Well, in the end it does not matter, since the environments are not really interesting and there is nothing to explore. But from a gameplay perspective, these easy-to-fix flaws are just incomprehensible.
 
My favorite thing about No Man's Sky is that it probably made a lot of people realize that procedural generation is more of a dead end than it is the future.

Or that bigger doesn't equal better.

Open world collectathons and copy and paste quests have been the worst part of this gen so far.

On topic, this game looks like complete shit.
 
I too can OCD my way into doing some useless task for a long time. Doesn't mean I enjoyed that task while I was doing it, or at least enough to justify the time spent on it.

Plus he notes that he stakes his reputation on finishing games.

Sure, but not for 58 hours.
It's really become a meme at this point.
 
Yet he still played for 58 hours, not many games can captivate people for that long so despite what people say he still got way more out of it than his monies worth otherwise he would have stopped 50 or more hours ago.
Captivated is not the right word as he was making himself as informed as possible for the sake of this video critique. Doesn't mean that the game is captivating in anyway shape or form, especially with this amount of not very easy to miss design flaws coupled with baffling decisions like making sure EVERY planet is the same with a new palette. I'd sincerely recommend watching the video before posting and making assumptions about the creator of said video or at least make it less obvious that you didn't bother watching the content in the OP.
 
Yet he still played for 58 hours, not many games can captivate people for that long so despite what people say he still got way more out of it than his monies worth otherwise he would have stopped 50 or more hours ago.
I've played plenty of shitty games for long periods of times.
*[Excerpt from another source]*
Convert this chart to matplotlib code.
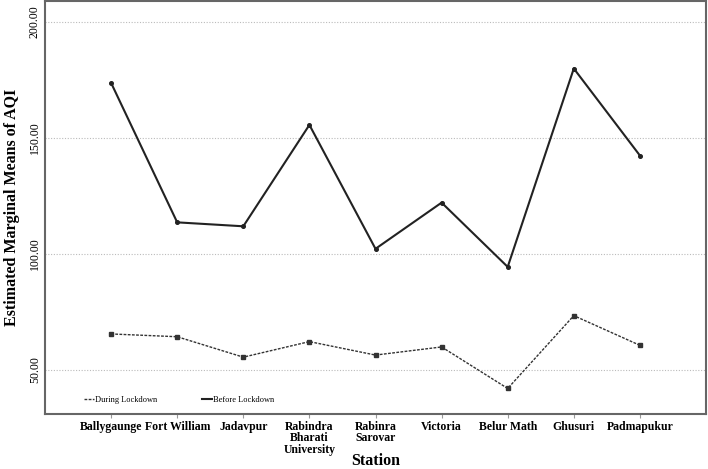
import matplotlib
matplotlib.use("Agg")
import matplotlib.pyplot as plt
from matplotlib.lines import Line2D

stations = ["Ballygaunge", "Fort William", "Jadavpur", "Rabindra\nBharati\nUniversity",
            "Rabinra\nSarovar", "Victoria", "Belur Math", "Ghusuri", "Padmapukur"]
before_lockdown = [173.7, 113.6, 111.9, 155.6, 102.2, 122.1, 94.4, 179.9, 142.4]
during_lockdown = [65.5, 64.3, 55.5, 62.2, 56.4, 59.9, 42.0, 73.4, 60.6]
y_ticks = [50, 100, 150, 200]
y_tick_labels = ["50.00", "100.00", "150.00", "200.00"]

plt.rcParams['font.family'] = ['Liberation Serif', 'DejaVu Serif']

fig = plt.figure(figsize=(7.08, 4.69), dpi=100)
ax = fig.add_axes([45/708, 1 - 414/469, 661/708, 413/469])

x = list(range(1, len(stations) + 1))
ax.plot(x, before_lockdown, color='#222222', lw=1.5, ls='-', marker='o', ms=2.6, zorder=3)
ax.plot(x, during_lockdown, color='#333333', lw=1.0, ls=(0, (2, 1)), marker='s', ms=3.0, zorder=3)

ax.set_xlim(0, 10)
ax.set_ylim(31, 209)
ax.set_yticks(y_ticks)
ax.set_yticklabels(y_tick_labels, rotation=90, va='center', fontsize=8.5)
ax.set_xticks(x)
ax.set_xticklabels(stations, fontsize=8.5, fontweight='bold', linespacing=0.95)
ax.tick_params(axis='x', length=3, color='#999999', pad=2)
ax.tick_params(axis='y', length=0, pad=3)

for yt in y_ticks:
    ax.axhline(yt, color='#bbbbbb', lw=0.8, ls=(0, (1, 1.5)), zorder=1)

for s in ax.spines.values():
    s.set_color('#666666')
    s.set_linewidth(1.5)

ax.set_ylabel("Estimated Marginal Means of AQI", fontsize=11.5, fontweight='bold', labelpad=6)
ax.set_xlabel("Station", fontsize=11.5, fontweight='bold')
ax.xaxis.set_label_coords(0.5, -0.095)

handles = [Line2D([0], [0], color='#333333', lw=1.0, ls=(0, (2, 1))),
           Line2D([0], [0], color='#222222', lw=1.5)]
ax.legend(handles, ["During Lockdown", "Before Lockdown"], loc='lower left',
          bbox_to_anchor=(39/661, 10/413), ncol=2, frameon=False, fontsize=6,
          handlelength=1.2, handletextpad=0.1, columnspacing=5.4,
          borderaxespad=0, borderpad=0)

fig.savefig("out.png", dpi=100)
It's what you do when you want to be informed about a game. Or in Joseph's case, when he wants to be informed since this is what his channel is about...
 
Damn, his answer to "what do you do in this game" is the by far the definitive one.

And unfortunately, that part of the game is also undercooked and significantly less wondrous or novel than anything you can derive satisfaction from, or what was advertised.
 
this is the first in depth video i've seen that actually critiqued the gameplay instead of the "controversy"

so glad i never fell into the hype. game looks like straight up boo boo
 
Saw this earlier after LGR retweeted it. Kudos to him for putting up with the pain, suffering, and monotony to make this video so thorough - makes me appreciate what critics have to go through. It's interesting that he brings up the question if it is a statement on the overly large worlds that rely on procedural generation as a crutch. There was some talk of this in the opening week, but it fizzled out when the backlash got into full stride. It wouldn't excuse the poor quality of the gameplay loop, but you have to wonder after such an in-depth dissection if there is something to it. Even if it's not (it's probably not), it'll be interesting how NMS affects future games touting such features, especially after Deus Ex took the opposite approach and is getting unanimous praise for it.

Also, lol at the ending. It's such a perfect "fuck you" send-off.


Please watch the video. You're embarrassing yourself.
 
Yet he still played for 58 hours, not many games can captivate people for that long so despite what people say he still got way more out of it than his monies worth otherwise he would have stopped 50 or more hours ago.

He played that long purely for the sake of his video. In the video he points out that he became bored of it quickly, but has a channel policy to finish every game he starts before critiquing it. In fact, he points out that this is the game that almost made him abandon his "finish every game" policy, but he stuck with it to find out what happens when you reach the galactic center.

Edit: I see now that others have already pointed this out.
 
oh man, that ending, rofl.

This game. Sigh. Hype train off the rails + ridiculous price. No way it could have gone wrong.